Unidentified photographer (possibly Bernès, Marouteau & Cie), Nancy Elizabeth Prophet in Hat, c1922–29. Gelatin silver print, 6 x 4 in (15.2 x 10.2 cm). James P. Adams Library Special Collections, Rhode Island College.

This only gives a flavour of the brilliant women and their lives as told in this publication. What is clear is that their considerable achievements would not have been possible in the US at that time and their move to Paris enabled them to explore their identity, to take risks and achieve things they could only have dreamed of at home. What is important, too, is that these achievements did not just affect them as individuals but changed the face of the arts and culture in Paris and later in the US, to which many returned. Living and working in Paris meant they were in an environment where they were free to be themselves and that made all the difference. It’s a great pity they had to go to such lengths to simply be themselves, but they did. It is because of their strength and creative imagination that art and culture flourished in all its variety, developing in innovative ways that probably could not have happened outside Paris at that time. The story of the brilliant exiles is a fabulous one and it is told with aplomb in this beautifully illustrated book.

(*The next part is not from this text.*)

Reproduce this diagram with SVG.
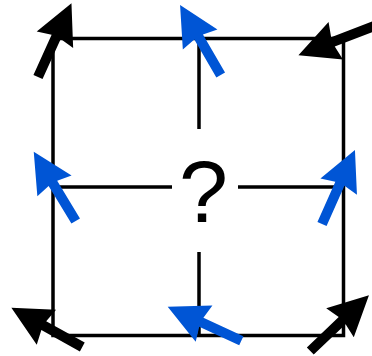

Brilliant Exiles: American Women in Paris 1900-1939 by Robyn Asleson is published by Yale Books in association with the National Portrait Gallery, Smithsonian Institution, Washington DC, price £45.
A touring exhibition of works to accompany this book is at the National Portrait Gallery, Washington DC, until 23 February 2025, the Speed Art Museum, Louisville, from 29 March to 22 June 2025, and the Georgia Museum of Art from 19 July to 12 October 2025.